Day Six: Garam Masala
Reader, it was 1 o’ clock in the morning and I hadn’t yet figured out what I was going to cook. I’d just returned from a dinner out with my old flatmates and I wasn’t hungry at all, but I’d made a commitment dammit!
So, like the princess I am, I asked my dad to collect me from the station and then drop me to the 24 hour petrol station M&S so I could buy some onions. I figured whatever I was going to cook needed onions.
Flicking through Tastefully Yours when I got in did not prove as fruitful (or as vegetab-ul) as one would hope, and the onions were in fact not going to factor into my master plan.
The easiest thing to make at 1 in the morning was in fact Garam Masala. Not the quietest thing to make (sorry to my neighbours) as it required an electric blender, but certainly the easiest.
Just a bunch of powdered ingredients blended and sieved into a jar.
There’s really nothing else to say.
I guess I can tell you a bit about the background of Garam Masala — I mean, you’re here now, I can’t leave you with no takeaways whatsoever.
If you only have one powder / spice in your cupboard, Garam Masala is the one to have. It’s really the only one you need to make a Goan curry: Garam Masala, vinegar, onions, garlic and ginger.
A quick pit-stop at Wikipedia tells me that Garam masala (from garam (“hot”) and masala (a mixture of spices)) is a blend of ground spices originating from South Asia. It is common in Indian, Pakistani, Nepalese, Bangladeshi, Sri Lankan and Caribbean cuisines.
Goan Garam Masala probably has little distinguishable difference from the other masalas, but Goan grandmothers certainly have different Garam Masala recipes to each other.
This is why when the ingredients were all blended, it didn’t smell quite like… home.
So this week I’ve made it my mission to visit my grandmother and make another batch of Garam Masala with her.

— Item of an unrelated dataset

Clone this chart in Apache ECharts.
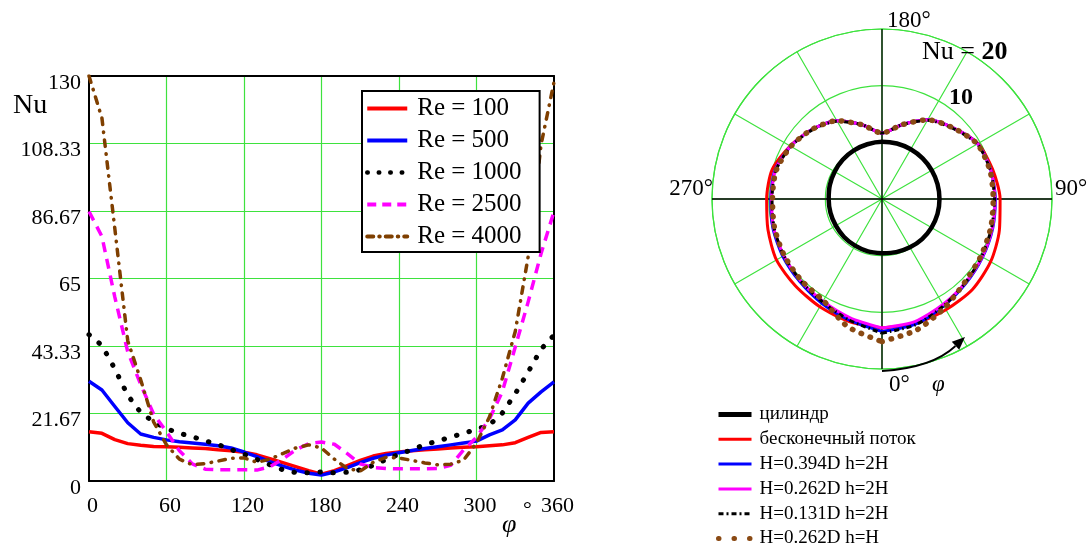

For this 1am batch I used: cinnamon powder, cumin, cardamom, cloves, black pepper, and coriander powder. I’ll update you with my grandmother’s ingredients in due course.
But for smell alone, I give this masala a 6/10
P.s. Shoutout to my aunt who stayed up on FaceTime making this with me! Yes she told me off constantly for making my recipe too late today, for being untidy in the kitchen, for setting off the blender too late, for being unprepared, for not using the right blender… but she was also very helpful in giving me the idea to sieve the powder when the chunks of cardamom wouldn’t blend.
Pro-tip: just use the inside of the cardamom pods rather than put the husks in the blender too.